Philippe Defeyt
Economiste
Président de lInstitut pour le Développement durable (IDD)
Je voudrai aborder ici quatre points.
Tout d'abord, la question de l'information. Je
voudrais partir non pas de l'information mais de ce à quoi elle devrait servir, notamment
définir autrement nos objectifs de politique dans les déclarations de politique
régionale. Nous sommes encore trop souvent dans une culture des moyens et pas dans une
culture des objectifs. Evidemment, définir des objectifs, c'est s'exposer un jour à
devoir mesurer le chemin parcouru ou non parcouru, c'est aussi tout simplement avoir à
disposition un certain nombre de statistiques. Et là, je suis effrayé de voir que, en
Wallonie, nous sommes en voie de sous-développement statistique. Il y a des tas de
domaines de politique économique, qui ne sont tout simplement pas mesurables parce que
l'information n'existe pas ou parce que l'information n'est pas diffusée. Or, il n'y a
pas de transformation culturelle d'une région, sans base d'information large, pluraliste,
dynamique. J'insiste, la dimension culturelle est peut-être encore de définir de
manière précise des objectifs de politique.

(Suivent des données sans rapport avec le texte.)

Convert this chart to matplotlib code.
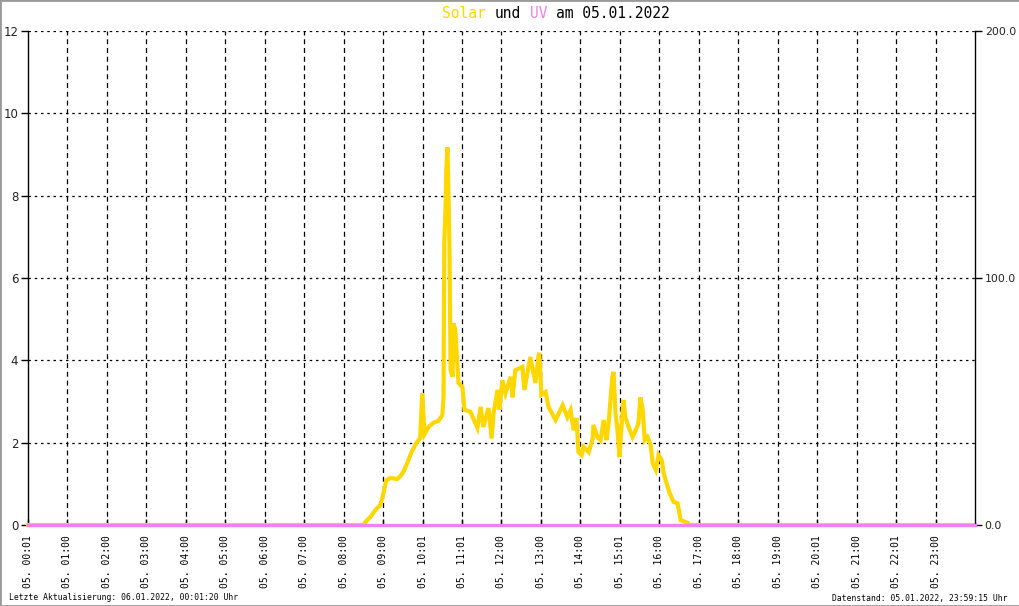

Deuxièmement, quelques aspects de soutien aux
activités. Je plaide pour que, progressivement, on fasse sauter cette barrière
artificielle entre activités marchandes et non-marchandes. Il y a, évidemment, des
différences, on ne gère pas une PME en informatique comme un service d'aide familiale.
Mais la dynamique entreprenariale est fort proche, les besoins sont souvent fort proches
et un certain nombre de dispositions doivent être communes à l'ensemble des activités
productives qu'elles soient marchandes ou non-marchandes. D'ailleurs, toutes les études
montrent aujourd'hui qu'un tissu économique riche s'appuie autant sur des activités
marchandes que sur des activités non-marchandes.
Troisièmement, permettez-moi de plaider pour
intégrer les dimensions de développement durable dans notre réflexion. A beaucoup
d'égards, introduire le développement durable de manière concrète dans nos politiques,
ce n'est pas forcer, obliger les consommateurs ou les industriels à adopter des
comportements, c'est mettre un ensemble de filières alternatives sur le même pied, les
mêmes structures d'aide, les mêmes encadrements juridiques, les mêmes aides
ponctuelles, les mêmes aides immatérielles. Un pas important sera fait quand les
économies d'énergie seront mises sur le même pied que la production d'énergie. Je ne
demande pas de traitement de faveur, je demande un pied d'égalité entre des filières
alternatives dans toute une série de domaines. C'est vrai aussi en matière de logement,
d'agriculture. Quand on donnera à d'autres modes de production agricole, les mêmes aides
matérielles et immatérielles qu'à la filière classique, il est clair qu'un certain
nombre de personnes basculeront naturellement vers d'autres modes de production qui
s'inscrivent dans la logique de Rio.
Quatrièmement, j'aimerais simplement dire qu'il y
a une chose qui est nécessaire en matière d'impôt communal, c'est de séparer un peu
mieux les comptes, qu'on sépare les fonctions services, recherches, développement
économique, on y verra plus clair et ça pourra peut-être amorcer un certain nombre de
changements de culture à l'intérieur de toutes ou de certaines intercommunales.
A ces quatre points, j'ajouterai trois éléments
qui ne me semblent pas apparaître assez dans les documents préparatoires.
1. La première infrastructure à développer en
Wallonie, ce sont les villes. S'il y a une infrastructure structurante d'avenir
aujourd'hui en Wallonie, c'est une politique des villes. Les villes sont l'avenir
économique, elles sont le développement durable de la Wallonie, comme de toutes les
autres régions européennes. Les villes, c'est l'axe central d'une politique de
développement durable et, par là même, de développement économique tout court.
2. Les administrations. Je connais la qualité et
la créativité de nombre de fonctionnaires wallons, mais je sais aussi que beaucoup
d'entre eux voient leur créativité bridée, cassée par des comportements d'un autre
âge. Nous sommes en train de décourager une génération entière de jeunes
fonctionnaires qui ont beaucoup à apporter, qui sont des gens corrects, sérieux.
3. Je crois que de bons partis politiques font
partie des infrastructures structurantes d'une région. Je ne vais pas évoquer les
propositions des différents partis politiques. Il faut surtout une grande diversité de
choix et de propositions politiques. Je parle du parti comme fonctionnement. Le
fonctionnement des partis constitue une infrastructure structurante ou au contraire,
déstructurante. Il faut réfléchir aux partis politiques, pas sur le thème des idées
mais sur le fonctionnement des partis.